My question is, how can these latencies be reduced?

The app engine config is:

runtime: python37
env: standard
instance_class: F1
handlers:
  - url: /static/(.*)
    static_files: static/\1
    require_matching_file: false
    upload: static/.*
  - url: /.*
    script: auto
    secure: always
  - url: .*
    script: auto
automatic_scaling:
  min_idle_instances: automatic
  max_idle_instances: automatic
  min_pending_latency: automatic
  max_pending_latency: automatic
network: {}
ozo
  • 883
  • 1
  • 10
  • 18
  • Without seeing detailed Stackdriver logs and the app.yaml, this message means Cold Start for your app. Do you have autoscaling to zero enabled? Update your question with more information. – John Hanley Oct 22 '19 at 17:13
  • @JohnHanley Edited. In the trace I do not see much useful information since the timeline only shows in the graph a bar with the latency >3 seconds and in the info says that HTTP method was POST and HTTP status code was 200 – ozo Oct 22 '19 at 17:35
  • @ozo did you ever get to the bottom of this? – Alex Fox Apr 19 '20 at 17:08

2 Answers2

4

As you note, these slower requests happen whenever app engine needs to start a new instance for your application, as the initial load is slow (these are called "loading requests").

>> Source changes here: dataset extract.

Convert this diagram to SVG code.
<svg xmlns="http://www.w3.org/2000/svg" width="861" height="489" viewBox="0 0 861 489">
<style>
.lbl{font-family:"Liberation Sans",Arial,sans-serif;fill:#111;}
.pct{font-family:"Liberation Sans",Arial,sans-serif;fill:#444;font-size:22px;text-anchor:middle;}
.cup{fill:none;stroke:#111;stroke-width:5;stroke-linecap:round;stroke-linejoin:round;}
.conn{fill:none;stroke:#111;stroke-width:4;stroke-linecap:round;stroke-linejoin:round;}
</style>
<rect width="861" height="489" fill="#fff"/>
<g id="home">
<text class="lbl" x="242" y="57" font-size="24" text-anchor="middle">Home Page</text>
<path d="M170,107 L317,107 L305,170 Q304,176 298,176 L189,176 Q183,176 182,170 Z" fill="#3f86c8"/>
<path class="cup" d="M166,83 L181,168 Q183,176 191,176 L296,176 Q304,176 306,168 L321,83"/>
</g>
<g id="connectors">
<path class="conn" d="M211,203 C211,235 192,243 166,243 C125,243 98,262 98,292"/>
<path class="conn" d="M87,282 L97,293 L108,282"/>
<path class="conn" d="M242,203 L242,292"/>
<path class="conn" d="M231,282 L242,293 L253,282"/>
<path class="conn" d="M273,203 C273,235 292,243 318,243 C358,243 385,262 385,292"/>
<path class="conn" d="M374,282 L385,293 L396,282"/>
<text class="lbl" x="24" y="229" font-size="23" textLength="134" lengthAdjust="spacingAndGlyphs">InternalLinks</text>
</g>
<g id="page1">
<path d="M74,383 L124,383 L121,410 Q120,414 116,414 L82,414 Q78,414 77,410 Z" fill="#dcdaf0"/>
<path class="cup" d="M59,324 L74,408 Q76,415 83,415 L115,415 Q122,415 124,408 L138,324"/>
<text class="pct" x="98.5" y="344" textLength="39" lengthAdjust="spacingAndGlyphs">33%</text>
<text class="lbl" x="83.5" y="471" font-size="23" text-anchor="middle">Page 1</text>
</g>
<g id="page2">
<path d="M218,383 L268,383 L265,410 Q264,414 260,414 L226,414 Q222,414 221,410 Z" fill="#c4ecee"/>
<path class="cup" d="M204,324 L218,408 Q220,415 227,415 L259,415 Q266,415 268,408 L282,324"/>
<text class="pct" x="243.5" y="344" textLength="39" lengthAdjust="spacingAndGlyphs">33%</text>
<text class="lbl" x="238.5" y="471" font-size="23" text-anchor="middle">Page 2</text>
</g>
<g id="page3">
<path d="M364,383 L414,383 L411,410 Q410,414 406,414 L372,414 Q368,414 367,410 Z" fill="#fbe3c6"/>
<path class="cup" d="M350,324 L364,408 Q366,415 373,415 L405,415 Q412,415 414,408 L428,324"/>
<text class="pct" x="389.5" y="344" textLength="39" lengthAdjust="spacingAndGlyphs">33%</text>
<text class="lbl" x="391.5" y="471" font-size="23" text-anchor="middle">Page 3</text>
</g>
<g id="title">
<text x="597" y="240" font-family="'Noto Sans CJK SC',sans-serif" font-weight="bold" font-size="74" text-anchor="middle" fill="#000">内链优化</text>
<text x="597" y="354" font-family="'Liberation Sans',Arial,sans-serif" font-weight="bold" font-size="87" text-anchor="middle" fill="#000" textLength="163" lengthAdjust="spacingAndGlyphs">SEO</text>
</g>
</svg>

However, App Engine does provide a way to use "warmup" requests -- basically, dummy requests to your application to start instances in advance of when they are actually needed. This can reduce, but not eliminate the user-affecting loading requests.

This can slightly increase your costs, but it should reduce the loading request latency as these dummy requests will be the ones that eat the cost of starting a new instance.

In the python 3.7 runtime, you can add a "warmup" element to the inbound_services directive in app.yaml:

inbound_services:
- warmup

This will send a request to /_ah/warmup where, if you want, you can do any other initialization the instance needs (e.g. starting a DB connection pool).

robsiemb
  • 6,157
  • 7
  • 32
  • 46
1

There are more strategies that may help you decrease your latencies in your application.

You can modify your automatic_scaling options in order to use something that may suit better for your app.

You can manage better your bandwidth by setting the appropriate Cache-Control header on your responses and set reasonable expiration times for static files.

Using public Cache-Control headers in this way will allow proxy servers and your clients' browser to cache responses for the designated period of time.

You can use bigger instance class like F2 in order to avoid horizontal scaling happening so often. As I understood from this issue, your latencies increase mostly while new instances are deployed.

You can, also enable concurrent requests and write your code as asynchronously as you can.

Andrei Tigau
  • 2,010
  • 1
  • 6
  • 17